I can tell you feel strongly about this, but I think you might be
barking up the wrong tree.  My guess is that you didn't get the gist of
what I was doing, nor take into account my full comments.

The bottom line is I'm trying to close this bug out because in my
estimation it's already been fixed by several checkins from multiple
people.  This after spending 30-40 minutes looking over some of the
elogs.  There were multiple separate crashes, and also some deliberate
reboots from some corners.  The crash tab was filled in after that and
only takes into account one crash/reboot.

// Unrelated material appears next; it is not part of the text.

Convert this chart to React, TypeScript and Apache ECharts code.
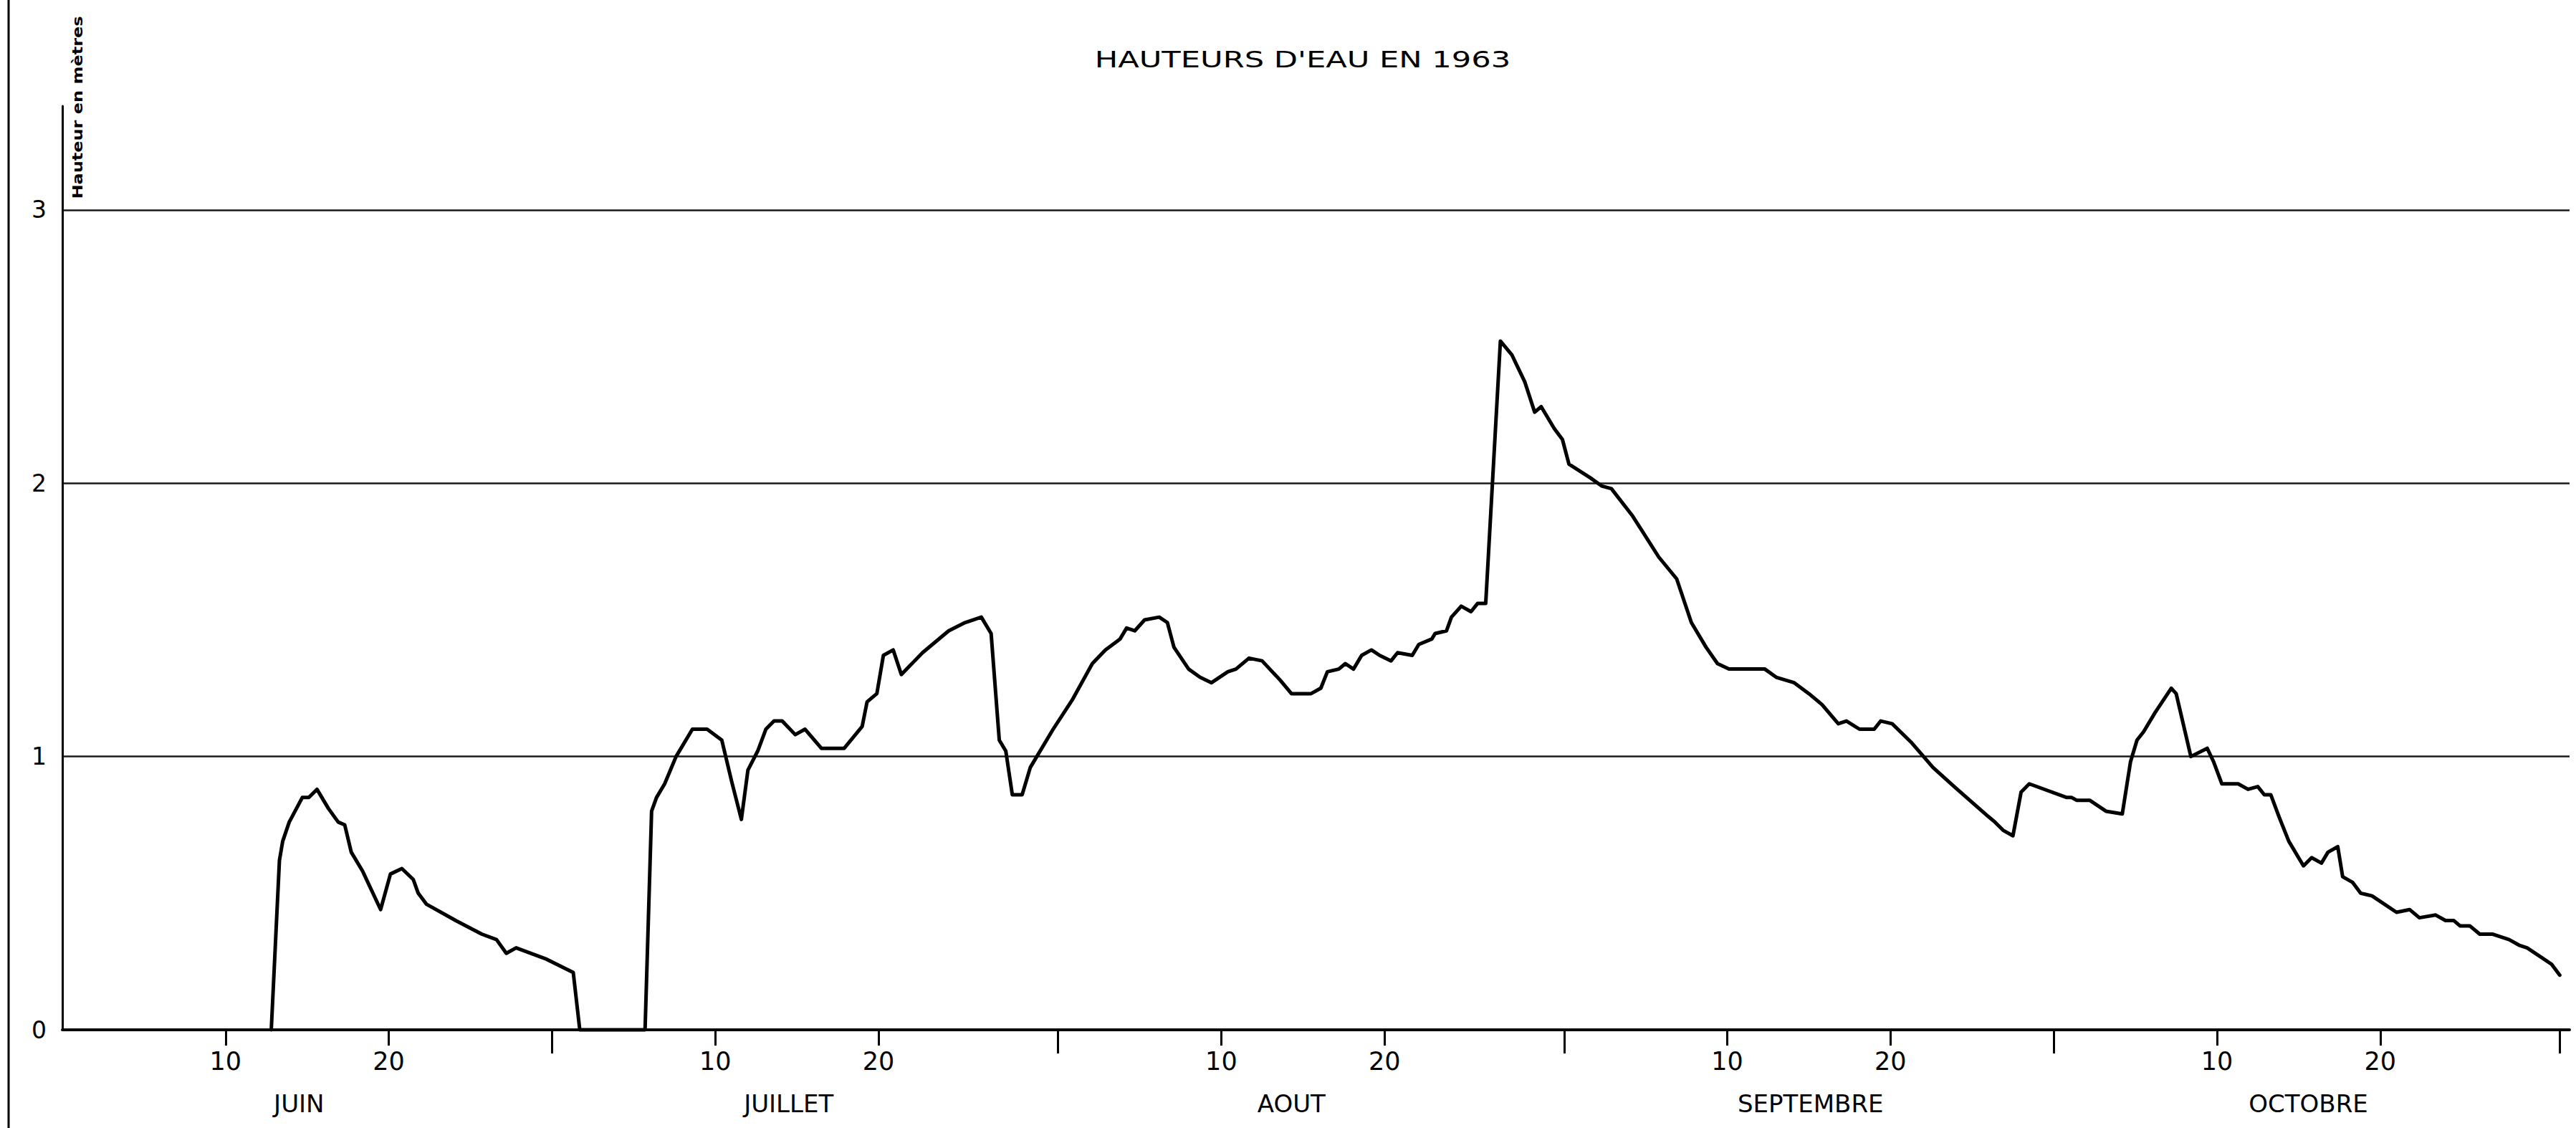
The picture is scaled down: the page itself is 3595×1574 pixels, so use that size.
import React, { useEffect, useRef } from "react";
import * as echarts from "echarts";

// ---- texts ----
const TITLE = "HAUTEURS D'EAU EN 1963";
const Y_NAME = "Hauteur en mètres";
const MONTH_NAMES = ["JUIN", "JUILLET", "AOUT", "SEPTEMBRE", "OCTOBRE"];

// ---- x axis (days counted from 31 May = 0) ----
const MONTH_STARTS = [0, 30, 61, 92, 122];
const MONTH_ENDS = [30, 61, 92, 122, 153];
const MONTH_LABEL_POS = [14.5, 44.5, 75.3, 107.1, 137.6];
const DAY_MARKS = [10, 20];
const X_MAX = 153.6;

// ---- y axis ----
const Y_TICKS = [0, 1, 2, 3];
const Y_MAX = 3.38;

const juin: [number, number][] = [
  [12.8, 0], [13.3, 0.62], [13.5, 0.69], [13.9, 0.76], [14.7, 0.85], [15.1, 0.85],
  [15.6, 0.88], [16.3, 0.81], [16.9, 0.76], [17.3, 0.75], [17.7, 0.65], [18.4, 0.58],
  [19.5, 0.44], [20.1, 0.57], [20.8, 0.59], [21.5, 0.55], [21.8, 0.5], [22.3, 0.46],
  [24.1, 0.4], [25.7, 0.35], [26.6, 0.33], [27.2, 0.28], [27.8, 0.3], [29.6, 0.26],
];
const juillet: [number, number][] = [
  [31.3, 0.21], [31.7, 0], [35.7, 0], [36.1, 0.8], [36.4, 0.85], [36.9, 0.9],
  [37.6, 1.0], [38.6, 1.1], [39.5, 1.1], [40.4, 1.06], [41.0, 0.91], [41.6, 0.77],
  [42.0, 0.95], [42.6, 1.02], [43.1, 1.1], [43.6, 1.13], [44.1, 1.13], [44.9, 1.08],
  [45.5, 1.1], [46.5, 1.03], [47.9, 1.03], [49.0, 1.11], [49.3, 1.2], [49.9, 1.23],
  [50.3, 1.37], [50.9, 1.39], [51.4, 1.3], [52.7, 1.38], [54.3, 1.46], [55.3, 1.49],
  [56.3, 1.51], [56.9, 1.45], [57.4, 1.06], [57.8, 1.02], [58.2, 0.86], [58.8, 0.86],
  [59.3, 0.96], [60.7, 1.1],
];
const aout: [number, number][] = [
  [61.9, 1.21], [63.1, 1.34], [63.9, 1.39], [64.8, 1.43], [65.2, 1.47], [65.7, 1.46],
  [66.3, 1.5], [67.2, 1.51], [67.7, 1.49], [68.1, 1.4], [69.0, 1.32], [69.7, 1.29],
  [70.4, 1.27], [71.4, 1.31], [71.9, 1.32], [72.7, 1.36], [73.5, 1.35], [74.6, 1.28],
  [75.3, 1.23], [76.5, 1.23], [77.1, 1.25], [77.5, 1.31], [78.2, 1.32], [78.6, 1.34],
  [79.1, 1.32], [79.6, 1.37], [80.2, 1.39], [80.7, 1.37], [81.4, 1.35], [81.8, 1.38],
  [82.7, 1.37], [83.1, 1.41], [83.9, 1.43], [84.1, 1.45], [84.8, 1.46], [85.1, 1.51],
  [85.7, 1.55], [86.3, 1.53], [86.7, 1.56], [87.2, 1.56], [88.1, 2.52], [88.8, 2.47],
  [89.6, 2.37], [90.2, 2.26], [90.6, 2.28], [91.4, 2.2], [91.9, 2.16],
];
const septembre: [number, number][] = [
  [92.3, 2.07], [93.6, 2.02], [94.3, 1.99], [94.9, 1.98], [96.2, 1.88], [97.8, 1.73],
  [98.9, 1.65], [99.8, 1.49], [100.7, 1.4], [101.4, 1.34], [102.1, 1.32], [104.3, 1.32],
  [105.0, 1.29], [106.1, 1.27], [107.0, 1.23], [107.8, 1.19], [108.8, 1.12], [109.3, 1.13],
  [110.1, 1.1], [111.0, 1.1], [111.4, 1.13], [112.1, 1.12], [113.3, 1.05], [114.6, 0.96],
  [115.9, 0.89], [118.0, 0.78], [118.4, 0.76], [118.9, 0.73], [119.5, 0.71], [120.0, 0.87],
  [120.5, 0.9],
];
const octobre: [number, number][] = [
  [122.8, 0.85], [123.1, 0.85], [123.4, 0.84], [124.2, 0.84], [125.2, 0.8], [126.2, 0.79],
  [126.7, 0.98], [127.1, 1.06], [127.5, 1.09], [128.2, 1.16], [129.2, 1.25], [129.5, 1.23],
  [130.4, 1.0], [131.4, 1.03], [131.8, 0.98], [132.3, 0.9], [133.3, 0.9], [133.9, 0.88],
  [134.5, 0.89], [134.9, 0.86], [135.3, 0.86], [135.8, 0.78], [136.4, 0.69], [137.3, 0.6],
  [137.8, 0.63], [138.4, 0.61], [138.8, 0.65], [139.4, 0.67], [139.7, 0.56], [140.3, 0.54],
  [140.8, 0.5], [141.5, 0.49], [143.0, 0.43], [143.8, 0.44], [144.4, 0.41], [145.4, 0.42],
  [146.0, 0.4], [146.5, 0.4], [146.9, 0.38], [147.5, 0.38], [148.1, 0.35], [148.9, 0.35],
  [149.9, 0.33], [150.5, 0.31], [151.0, 0.3], [152.5, 0.24], [153.0, 0.2],
];

const FONT = "DejaVu Sans";

export default function App() {
  const ref = useRef<HTMLDivElement>(null);

  useEffect(() => {
    if (!ref.current) return;
    const chart = echarts.init(ref.current, null, { renderer: "svg" });

    const dayTicks = MONTH_STARTS.flatMap((s) => DAY_MARKS.map((d) => s + d));
    const dayLabel = (v: number) => {
      const starts = MONTH_STARTS.filter((s) => s < v);
      const s = starts[starts.length - 1];
      return String(Math.round(v - s));
    };
    const monthLabel = (v: number) => {
      const i = MONTH_LABEL_POS.findIndex((p) => Math.abs(p - v) < 0.01);
      return i >= 0 ? MONTH_NAMES[i] : "";
    };
    const data = [...juin, ...juillet, ...aout, ...septembre, ...octobre];

    const baseX = {
      type: "value",
      min: 0,
      max: X_MAX,
      gridIndex: 0,
      position: "bottom",
      offset: 0,
      splitLine: { show: false },
    };

    chart.setOption({
      animation: false,
      backgroundColor: "#ffffff",
      grid: { left: 87, right: 9, top: 148, bottom: 137, containLabel: false },
      xAxis: [
        {
          ...baseX,
          axisLine: { show: true, onZero: false, lineStyle: { color: "#000", width: 4 } },
          axisTick: { show: true, customValues: dayTicks, length: 22, lineStyle: { color: "#000", width: 3 } },
          axisLabel: {
            show: true,
            customValues: dayTicks,
            formatter: dayLabel,
            margin: 26,
            color: "#000",
            fontSize: 35,
            fontFamily: FONT,
          },
        },
        {
          ...baseX,
          axisLine: { show: false, onZero: false },
          axisTick: { show: true, customValues: MONTH_ENDS, length: 33, lineStyle: { color: "#000", width: 3 } },
          axisLabel: { show: false },
        },
        {
          ...baseX,
          axisLine: { show: false, onZero: false },
          axisTick: { show: false },
          axisLabel: {
            show: true,
            customValues: MONTH_LABEL_POS,
            formatter: monthLabel,
            margin: 86,
            color: "#000",
            fontSize: 34,
            fontFamily: FONT,
          },
        },
      ],
      yAxis: {
        type: "value",
        min: 0,
        max: Y_MAX,
        interval: 1,
        axisLine: { show: true, lineStyle: { color: "#000", width: 3 } },
        axisTick: { show: false, customValues: Y_TICKS },
        axisLabel: {
          customValues: Y_TICKS,
          formatter: (v: number) => (Number.isInteger(v) ? String(v) : ""),
          margin: 22,
          color: "#000",
          fontSize: 33,
          fontFamily: FONT,
        },
        splitLine: {
          show: true,
          showMinLine: false,
          lineStyle: { color: "#1a1a1a", width: 2.5, type: "solid" },
        },
      },
      graphic: [
        {
          type: "line",
          shape: { x1: 12, y1: 0, x2: 12, y2: 1574 },
          style: { stroke: "#000", lineWidth: 3 },
          silent: true,
        },
        {
          type: "text",
          x: 1818,
          y: 83,
          scaleX: 1.35,
          style: {
            text: TITLE,
            fill: "#000",
            fontSize: 32,
            fontFamily: FONT,
            textAlign: "center",
            textVerticalAlign: "middle",
          },
        },
        {
          type: "text",
          x: 108,
          y: 150,
          rotation: Math.PI / 2,
          scaleX: 1.2,
          style: {
            text: Y_NAME,
            fill: "#000",
            fontSize: 20,
            fontWeight: "bold",
            fontFamily: FONT,
            textAlign: "center",
            textVerticalAlign: "middle",
          },
        },
      ],
      series: [
        {
          type: "line",
          xAxisIndex: 0,
          data,
          showSymbol: false,
          symbol: "none",
          lineStyle: { color: "#000", width: 5, join: "round", cap: "round" },
          clip: false,
        },
      ],
    });

    return () => chart.dispose();
  }, []);

  return (
    <div
      ref={ref}
      style={{ position: "fixed", left: 0, top: 0, width: 3595, height: 1574, background: "#fff" }}
    />
  );
}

This has nothing to do with anybody screwing up, nor did anyone.  There
also is nothing at anyone's feet, except maybe QA to try a migration
from a bobcat to a recent submittal and see if something like this
happens again.  If it does (doubtful) I promise it won't be assigned to
you.  Or blamed on you.  Everything is always blamed on me, you know
that.

Bugs are a daily part of every software engineers job, yes?  It almost
seems like you take it personally, when you really can't do that, even
if you had designed, implemented and maintained all the clustering
related code from day one.  Which isn't the case.

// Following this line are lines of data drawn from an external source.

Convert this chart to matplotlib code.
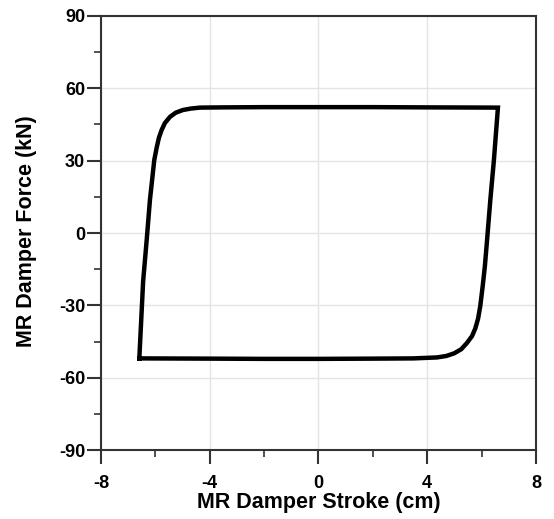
import numpy as np
import matplotlib.pyplot as plt

# 阻尼器滞回曲线（读图估计的点）
stroke = [-6.59, -6.45, -6.32, -6.20, -6.12, -6.04, -5.95, -5.87, -5.77, -5.65, -5.46, -5.25,
          -4.99, -4.70, -4.36, -3.5, -2.0, 0.0, 2.0, 4.0, 6.60,
          6.45, 6.32, 6.20, 6.12, 6.04, 5.95, 5.87, 5.77, 5.65, 5.46, 5.25,
          4.99, 4.70, 4.36, 3.5, 2.0, 0.0, -2.0, -4.0, -6.59]
force = [-52.0, -20.0, -3.0, 13.7, 22.0, 30.3, 35.5, 39.5, 42.7, 45.6, 48.2, 49.9,
         51.0, 51.6, 52.0, 52.1, 52.2, 52.2, 52.2, 52.1, 52.0,
         30.0, 13.7, -3.0, -13.7, -22.0, -30.3, -35.5, -39.5, -42.7, -45.6, -48.2,
         -49.9, -51.0, -51.6, -52.0, -52.1, -52.2, -52.2, -52.1, -52.0]

xticks = [-8, -4, 0, 4, 8]
yticks = [-90, -60, -30, 0, 30, 60, 90]

plt.rcParams['font.family'] = ['Liberation Sans', 'DejaVu Sans']
plt.rcParams['font.weight'] = 'bold'
plt.rcParams['axes.unicode_minus'] = False

fig = plt.figure(figsize=(5.54, 5.19), dpi=100)
ax = fig.add_axes([0.1823, 0.1329, 0.7852, 0.8363])

ax.plot(stroke, force, color='black', lw=3.2, solid_joinstyle='miter')

ax.set_xlim(-8, 8)
ax.set_ylim(-90, 90)
ax.set_xticks(xticks)
ax.set_yticks(yticks)
ax.set_xticks([-6, -2, 2, 6], minor=True)
ax.set_yticks([-75, -45, -15, 15, 45, 75], minor=True)
ax.grid(True, which='major', color='#e4e4e4', lw=1.0)
ax.set_axisbelow(True)

ax.tick_params(which='major', direction='out', length=10, width=1.5, color='#333333',
               labelsize=13)
ax.tick_params(axis='x', which='major', pad=8)
ax.tick_params(axis='y', which='major', pad=1.5)
ax.tick_params(which='minor', direction='out', length=5, width=1.2, color='#333333')
for s in ax.spines.values():
    s.set_color('#333333')
    s.set_linewidth(1.5)

ax.set_xlabel('MR Damper Stroke (cm)', fontsize=15.5, fontweight='bold')
ax.set_ylabel('MR Damper Force (kN)', fontsize=15.5, fontweight='bold')
ax.xaxis.set_label_coords(0.5, -0.096)
ax.yaxis.set_label_coords(-0.148, 0.505)

plt.savefig('out.png', dpi=100)
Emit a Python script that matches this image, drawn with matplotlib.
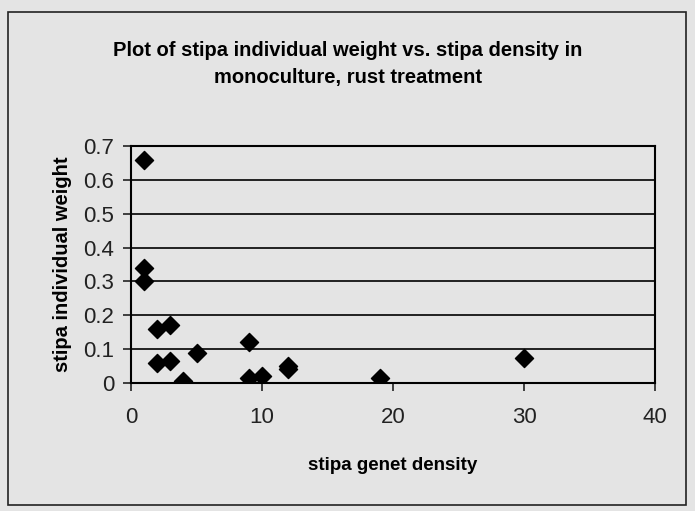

I hope we're good.  If not, let me know.  I would never try to throw
you, or anyone else, under a bus.  Well, maybe that one guy...

Cheers,

a


On Wed, 23 Jul 2008 14:03:08 -0700 "Chris Vandever"
<chris.vandever@onstor.com> wrote:

> Andy, I really wish you would get your facts straight before you start
> laying problems at my feet.  This is not the first time you've done
> this.  When I move a defect out of clustering I try to include
> excerpts from the elogs to support my analysis.  Sometimes I screw
> up, but at least I provide data for the next person to build upon or
> point out the error of my ways.
> 
> In this case there was a separate defect for the clustering problem on
> MD.  If you looked at the description in the defect you would see that
> the reboot problem occurred before they even configured the second
> node. Had you looked at the crash info tab you would have seen it was
> an FP crash.  Clustering cannot cause an FP crash.  Period.
> 
> If you continue to kick defects into my area without sufficient
> justification, I will simply kick them back to you and say, "Prove
> it."
> 
> ChrisV
> 
> -----Original Message-----
> From: andy.sharp@onstor.com [mailto:andy.sharp@onstor.com] 
> Sent: Wednesday, July 23, 2008 1:10 PM
> To: Jean-Paul Junod
> Cc: Andy Sharp; Andy Sharp; Chris Vandever
> Subject: Defect TED00024654 Cougar Migration, systems went into reboot
> loop for some time. Not_Reproducible
> 
> Note_Entry: 
> I seem to remember multiple cluster issues in and around,
> including one more closely identified at one or two beta
> sites.  However, I believe they have all been fixed at
> this point.
> 
> Also, the reboot loop was the downstream result of many
> issues coming together besides one or two minor cluster
> bugs that may have contributed.  The LUN masking issue was
> a contributor, the lack of an identifiable management volume,
> and a few others I can't remember.
> 
> Sending this back as NR as I believe it has been fixed in
> the course of many checkins.
> 
> Please retest as necessary.
> 
> Files_list_entry: 
> Project: 
>